Le Kalevala se concentre ensuite sur la quête des héros alliés pour récupérer le Sampo volé par Louhi, qu’ils parviennent à récupérer en endormant les habitants de la contrée grâce à la musique produite par le kantele, un instrument à cordes finlandais typique dont le  Kalevala attribue l’invention à Väinämöinen à partir d’une mâchoire de brochet. Néanmoins, ils sont surpris sur le chemin du retour par Louhi transformée en aigle et le Sampo se brisera dans la mer, apportant pour toujours la prospérité à la Finlande. Enfin, pour se venger, la magicienne enverra sur eux différents fléaux et dérobera les étoiles et le feu, que les héros parviendront à retrouver.

Akseli Gallen-Kallela (1865-1931), La défense du Sampo,1896,Turku Art Museum.
Akseli Gallen-Kallela (1865-1931), La défense du Sampo,1896, Turku Art Museum.

Parmi les nombreuses histoires annexes racontées par le Kalevala, qui contient même des conseils pour les couples, des recettes et des formules de forge, l’une de celles qui a particulièrement inspiré les artistes et les écrivains est celle de Kullervo, un jeune homme doté d’une force surhumaine dont l’oncle a tué toute sa famille alors qu’il était dans le ventre de sa mère, n’épargnant que celle-ci. Vendu comme esclave à la famille d’Ilmarinen, il est employé comme berger par la femme de celui-ci qui le maltraite en lui donnant comme nourriture du pain rempli de pierres et, pour se venger, il transformera le bétail en loups et en ours qui se jettent sur elle pour la dévorer. Dans sa fuite, Kullervo retrouvera sa mère et son père, et, parti dans un village alentour, il rencontre une jeune fille qu’il séduit et qu’il viole… sans savoir qu’il s’agit en réalité de sa sœur disparue.  L’apprenant, celle-ci se suicidera par noyade de honte, et le jeune homme décidera de se lancer dans un ultime combat contre les armées de son oncle avant de se suicider à son tour en se jetant sur son épée.

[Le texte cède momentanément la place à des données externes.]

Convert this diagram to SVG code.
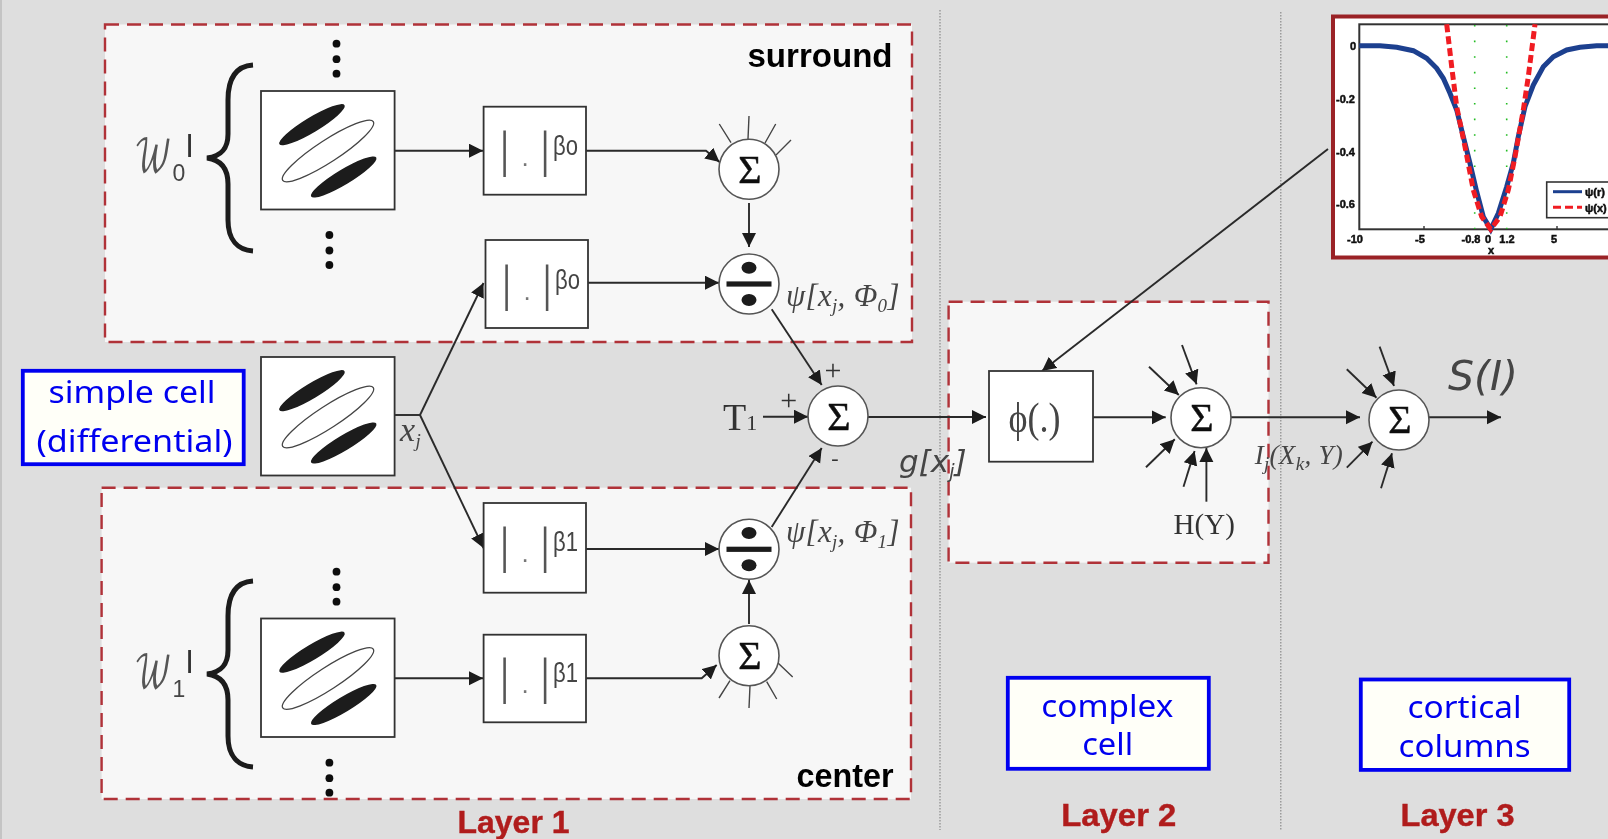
<svg xmlns="http://www.w3.org/2000/svg" width="1608" height="839" viewBox="0 0 1608 839">
<style>
.region{fill:#f7f7f7;stroke:#b03038;stroke-width:2.4;stroke-dasharray:14 8}
.sep{stroke:#8a8a8a;stroke-width:1.2;stroke-dasharray:1.5 1.5;fill:none}
.box{fill:#fff;stroke:#333;stroke-width:1.8}
.circ{fill:#fff;stroke:#555;stroke-width:1.6}
.con{fill:none;stroke:#2a2a2a;stroke-width:1.9}
.arrow{marker-end:url(#ah)}
.tick{fill:none;stroke:#444;stroke-width:1.4}
.sig{font:40px "Liberation Serif",serif;fill:#111;stroke:#111;stroke-width:.5;text-anchor:middle}
.blue{fill:#fffff8;stroke:#0000f0;stroke-width:3.8}
.bt{font:30px "Noto Sans",sans-serif;fill:#0000f0;text-anchor:middle}
.blk{font:bold 33px "Liberation Sans",sans-serif;fill:#000}
.layer{font:bold 32px "Liberation Sans",sans-serif;fill:#b01c1c;stroke:#b01c1c;stroke-width:.4}
.math{font:italic 31px "Liberation Serif",serif;fill:#444;letter-spacing:.3px}
.sub{font-size:19px}
.obl{font:italic 31px "DejaVu Sans",sans-serif;fill:#444}
.ser{font:29px "Liberation Serif",serif;fill:#333}
.bar{font:51px "Liberation Serif",serif;fill:#555;text-anchor:middle}
.dot{font-size:26px;font-family:"Liberation Sans",sans-serif;fill:#777}
.beta{font:28px "Liberation Sans",sans-serif;fill:#444}
.wl{font:44px "DejaVu Math TeX Gyre","Noto Sans Math","Liberation Serif",serif;fill:#555}
.wn{font:23px "Liberation Sans",sans-serif;fill:#444}
.wi{font:32px "Liberation Sans",sans-serif;fill:#333}
.tk{font:bold 11px "Liberation Sans",sans-serif;fill:#111;stroke:#111;stroke-width:.5}
</style>
<defs>
<filter id="soft" x="0" y="0" width="100%" height="100%"><feGaussianBlur stdDeviation="0.45"/></filter>
<marker id="ah" markerUnits="userSpaceOnUse" markerWidth="15" markerHeight="15" refX="14" refY="7" orient="auto"><path d="M0 0L14 7L0 14z" fill="#1a1a1a"/></marker>
<g id="rf">
<rect class="box" width="133.6" height="118.5"/>
<ellipse cx="51" cy="33.7" rx="38" ry="7.5" transform="rotate(-31 51 33.7)" fill="#1a1a1a"/>
<ellipse cx="67" cy="60" rx="54" ry="11" transform="rotate(-33 67 60)" fill="none" stroke="#444" stroke-width="1.3"/>
<ellipse cx="82.7" cy="86" rx="38" ry="7.5" transform="rotate(-31 82.7 86)" fill="#1a1a1a"/>
</g>
<path id="brace" d="M47 1C32 2 22 12 22 36V70C22 84 16 92 1 94C16 96 22 106 22 120V156C22 176 32 186 47 187" fill="none" stroke="#1a1a1a" stroke-width="5"/>
<g id="vd"><circle cy="0" r="3.9"/><circle cy="15.5" r="3.9"/><circle cy="30" r="3.9"/></g>
<g id="divs"><circle class="circ" r="30"/><rect x="-22.5" y="-2.6" width="45" height="5.2" fill="#1a1a1a"/><ellipse cy="-16.3" rx="7.5" ry="6" fill="#1a1a1a"/><ellipse cy="16" rx="7.5" ry="6" fill="#1a1a1a"/></g>
</defs>
<g filter="url(#soft)">
<rect width="1608" height="839" fill="#dedede"/>
<rect width="2" height="839" fill="#c4c4c4"/>
<path class="sep" d="M940 10V830"/>
<path class="sep" d="M1280.8 12V830"/>

<g id="region-surround"><rect class="region" x="105" y="24.5" width="807" height="317.5"/><text class="blk" x="747.5" y="66.5" textLength="145" lengthAdjust="spacingAndGlyphs">surround</text></g>
<g id="region-center"><rect class="region" x="101.6" y="487.7" width="809.4" height="311.3"/><text class="blk" x="796.5" y="786.5" textLength="97" lengthAdjust="spacingAndGlyphs">center</text></g>
<g id="region-complex"><rect class="region" x="948.6" y="301.7" width="319.9" height="261"/></g>

<g id="connectors">
<path class="con arrow" d="M395 150.7H483"/>
<path class="con arrow" d="M586 150.7H706L719.5 162"/>
<path class="con arrow" d="M749 203V247"/>
<path class="con arrow" d="M588 282.7H719"/>
<path class="con" d="M395 415H420"/>
<path class="con arrow" d="M420 415L483.5 283"/>
<path class="con arrow" d="M420 415L483.5 548"/>
<path class="con arrow" d="M771.7 309.3L821.7 385"/>
<path class="con arrow" d="M771.7 527L821.7 448"/>
<path class="con arrow" d="M763 416.7H808"/>
<path class="con arrow" d="M867 417H986"/>
<path class="con arrow" d="M586 549H719"/>
<path class="con arrow" d="M395 678.3H483"/>
<path class="con arrow" d="M586 678.3H701.7L716.7 665"/>
<path class="con arrow" d="M749 624V580"/>
<path class="con arrow" d="M1328 149L1042 371"/>
<path class="con arrow" d="M1093 417.3H1165.7"/>
<path class="con arrow" d="M1149 366.7L1178.8 395"/>
<path class="con arrow" d="M1182 345L1196.6 384.3"/>
<path class="con arrow" d="M1146 467.3L1174.8 439.3"/>
<path class="con arrow" d="M1183.5 486.7L1194.6 451"/>
<path class="con arrow" d="M1206.4 501.7V448"/>
<path class="con arrow" d="M1231 417.3H1360"/>
<path class="con arrow" d="M1346.8 369.3L1376.5 397.7"/>
<path class="con arrow" d="M1379.6 346.7L1394 386"/>
<path class="con arrow" d="M1346.8 467.7L1372.5 441.7"/>
<path class="con arrow" d="M1381 488.3L1392 453.3"/>
<path class="con arrow" d="M1429 417.3H1501"/>
<path class="tick" d="M719.3 124L731 142.7M749 116L748 139M775.7 124L765 143M791 140L776 155"/>
<path class="tick" d="M792.7 677L778 663M776.7 699L766.7 681.7M749 708L750 685.7M719 698L730 680.7"/>
</g>

<g id="rf-surround"><use href="#rf" x="261" y="91"/></g>
<g id="rf-simple"><use href="#rf" x="261" y="357"/></g>
<g id="rf-center"><use href="#rf" x="261" y="618.5"/></g>

<g id="family-w0">
<use href="#brace" x="206" y="64"/>
<use href="#vd" x="336.5" y="43.7" fill="#111"/><use href="#vd" x="329.4" y="235" fill="#111"/>
<text class="wl" x="134" y="172" textLength="38" lengthAdjust="spacingAndGlyphs">𝒲</text>
<text class="wn" x="172.5" y="181">0</text><text class="wi" x="186" y="157">l</text>
</g>
<g id="family-w1">
<use href="#brace" x="206" y="580"/>
<use href="#vd" x="336.5" y="571.7" fill="#111"/><use href="#vd" x="329.4" y="762.7" fill="#111"/>
<text class="wl" x="134" y="688" textLength="38" lengthAdjust="spacingAndGlyphs">𝒲</text>
<text class="wn" x="172.5" y="697">1</text><text class="wi" x="186" y="673">l</text>
</g>

<g id="beta-s1"><rect class="box" x="483.6" y="106.7" width="102.4" height="88"/><text class="bar" x="504.5 525 545" y="166">|<tspan class="dot">.</tspan>|</text><text class="beta" x="553" y="155" textLength="25" lengthAdjust="spacingAndGlyphs">βo</text></g>
<g id="beta-s2"><rect class="box" x="485.5" y="240" width="102.5" height="88"/><text class="bar" x="506.5 527 547" y="299.5">|<tspan class="dot">.</tspan>|</text><text class="beta" x="555" y="288.5" textLength="25" lengthAdjust="spacingAndGlyphs">βo</text></g>
<g id="beta-c1"><rect class="box" x="483.6" y="503" width="102.4" height="89.7"/><text class="bar" x="504.5 525 545" y="562">|<tspan class="dot">.</tspan>|</text><text class="beta" x="553" y="551" textLength="25" lengthAdjust="spacingAndGlyphs">β1</text></g>
<g id="beta-c2"><rect class="box" x="483.6" y="634.7" width="102.4" height="87.6"/><text class="bar" x="504.5 525 545" y="693">|<tspan class="dot">.</tspan>|</text><text class="beta" x="553" y="682" textLength="25" lengthAdjust="spacingAndGlyphs">β1</text></g>

<g id="sum-surround"><circle class="circ" cx="749" cy="169.3" r="30"/><text class="sig" x="750" y="182.5">Σ</text></g>
<g id="div-surround"><use href="#divs" x="749" y="284"/></g>
<g id="div-center"><use href="#divs" x="749" y="549.3"/></g>
<g id="sum-center"><circle class="circ" cx="749" cy="655.7" r="30"/><text class="sig" x="750" y="669">Σ</text></g>
<g id="sum-main"><circle class="circ" cx="838" cy="416" r="30"/><text class="sig" x="839" y="429.5">Σ</text></g>
<g id="sum-l2"><circle class="circ" cx="1201" cy="417.7" r="30"/><text class="sig" x="1202" y="431">Σ</text></g>
<g id="sum-l3"><circle class="circ" cx="1399" cy="420" r="30"/><text class="sig" x="1400" y="433">Σ</text></g>
<g id="phi"><rect class="box" x="989" y="371" width="104" height="90.7"/><text class="ser" style="font-size:42px;fill:#444" x="1008.5" y="432" textLength="52" lengthAdjust="spacingAndGlyphs">ϕ(.)</text></g>

<g id="labels">
<text class="math" x="786" y="306">ψ[x<tspan class="sub" dy="6">j</tspan><tspan dy="-6">, Φ</tspan><tspan class="sub" dy="6">0</tspan><tspan dy="-6">]</tspan></text>
<text class="math" x="786" y="542">ψ[x<tspan class="sub" dy="6">j</tspan><tspan dy="-6">, Φ</tspan><tspan class="sub" dy="6">1</tspan><tspan dy="-6">]</tspan></text>
<text class="math" style="font-size:34px" x="400" y="441">x<tspan class="sub" dy="6">j</tspan></text>
<text class="obl" x="899" y="471.5">g[x<tspan class="sub" dy="6">j</tspan><tspan dy="-6">]</tspan></text>
<text class="math" style="font-size:27px" x="1254.7" y="464">I<tspan class="sub" dy="6">j</tspan><tspan dy="-6">(X</tspan><tspan class="sub" dy="6">k</tspan><tspan dy="-6">, Y)</tspan></text>
<text class="obl" style="font-size:41px" x="1448" y="390">S(I)</text>
<text class="ser" style="font-size:38px" x="723" y="430">T<tspan style="font-size:22px">1</tspan></text>
<text class="ser" style="font-size:30px" text-anchor="middle" x="833" y="380">+</text>
<text class="ser" style="font-size:30px" text-anchor="middle" x="788.7" y="410">+</text>
<text class="ser" style="font-size:22px" text-anchor="middle" x="835" y="465">-</text>
<text class="ser" x="1173.6" y="534">H(Y)</text>
</g>

<g id="note-simple"><rect class="blue" x="22.8" y="370.8" width="220.9" height="93.4"/><text class="bt" x="132" y="403" textLength="167" lengthAdjust="spacingAndGlyphs">simple cell</text><text class="bt" x="134.6" y="452" textLength="196" lengthAdjust="spacingAndGlyphs">(differential)</text></g>
<g id="note-complex"><rect class="blue" x="1007.8" y="677.8" width="201" height="91"/><text class="bt" x="1107.3" y="716.7" textLength="132" lengthAdjust="spacingAndGlyphs">complex</text><text class="bt" x="1107.7" y="755" textLength="51" lengthAdjust="spacingAndGlyphs">cell</text></g>
<g id="note-columns"><rect class="blue" x="1360.8" y="679.5" width="208.4" height="90.4"/><text class="bt" x="1464.5" y="717.7" textLength="114" lengthAdjust="spacingAndGlyphs">cortical</text><text class="bt" x="1464.6" y="756.7" textLength="132" lengthAdjust="spacingAndGlyphs">columns</text></g>

<g id="layer-labels">
<text class="layer" x="457.5" y="833" textLength="112" lengthAdjust="spacingAndGlyphs">Layer 1</text>
<text class="layer" x="1061.3" y="825.7" textLength="115" lengthAdjust="spacingAndGlyphs">Layer 2</text>
<text class="layer" x="1400.5" y="825.7" textLength="114" lengthAdjust="spacingAndGlyphs">Layer 3</text>
</g>

<g id="chart">
<rect x="1333" y="16.5" width="300" height="241" fill="#fff" stroke="#9a2226" stroke-width="4"/>
<rect x="1359.3" y="24.3" width="300" height="205" fill="#fff" stroke="#333" stroke-width="2"/>
<path d="M1474.7 25V229M1506.7 25V229" fill="none" stroke="#22bb22" stroke-width="1.6" stroke-dasharray="1.6 14"/>
<path d="M1424 229V226M1557 229V226" stroke="#333" stroke-width="1.4"/>
<path d="M1359.3 45.7L1380 45.7L1396.7 47.3L1413.3 50.7L1426.7 58.3L1436.7 68.3L1443.3 78.3L1450 93.3L1456.7 110L1463.3 136.7L1470 163.3L1476.7 191.7L1483.3 216.7L1490.7 229.3L1498.3 213.3L1506.7 186.7L1513.3 163.3L1518.3 136.7L1525 106.7L1533.3 85L1543.3 66.7L1553.3 56.7L1566.7 50L1580 47.3L1596.7 45.7L1608 45.7" fill="none" stroke="#1f3f8f" stroke-width="5"/>
<path d="M1446.7 24.3L1451.7 66.7L1456.7 106.7L1465 146.7L1473.3 190L1481.7 216.7L1490.7 229.3L1500 216.7L1508.3 190L1515 156.7L1523.3 110L1528.3 76.7L1531.7 50L1535 24.3" fill="none" stroke="#f01c24" stroke-width="5" stroke-dasharray="8 4"/>
<rect x="1546.7" y="182" width="80" height="35.7" fill="#fff" stroke="#333" stroke-width="1.6"/>
<path d="M1553 191.7H1582" stroke="#1f3f8f" stroke-width="3"/>
<path d="M1553 207.3H1582" stroke="#f01c24" stroke-width="3" stroke-dasharray="8 4"/>
<text class="tk" x="1585" y="196">ψ(r)</text>
<text class="tk" x="1585" y="212">ψ(x)</text>
<g text-anchor="end"><text class="tk" x="1356" y="50">0</text><text class="tk" x="1355" y="103">-0.2</text><text class="tk" x="1355" y="156">-0.4</text><text class="tk" x="1355" y="208">-0.6</text></g>
<g text-anchor="middle"><text class="tk" x="1355" y="243">-10</text><text class="tk" x="1420" y="243">-5</text><text class="tk" x="1471" y="243">-0.8</text><text class="tk" x="1488" y="243">0</text><text class="tk" x="1507" y="243">1.2</text><text class="tk" x="1554" y="243">5</text><text class="tk" x="1491" y="254">x</text></g>
</g>
</g>
</svg>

Akselli Gallen-Kallela (1865-1931), Les Amants, 1906-1917, huile sur toile, collection privée.
Akselli Gallen-Kallela (1865-1931), Les Amants, 1906-1917, huile sur toile, collection privée.

Outre le thème de l’inceste présent dans de nombreux mythes occidentaux, comme celui d’Œdipe, l’histoire de Kullervo renvoie également au motif de la fatalité à laquelle le héros tragique ne peut échapper. Elle inspira un magnifique poème symphonique de Sibelius composé en 1892, mais elle fut aussi et surtout adaptée par Tolkien dans une version en vers, avant qu’il n’en emprunte de nombreux éléments pour écrire l’un de ses derniers récits de la Terre du Milieu achevé par son fils, Les enfants de Hurin.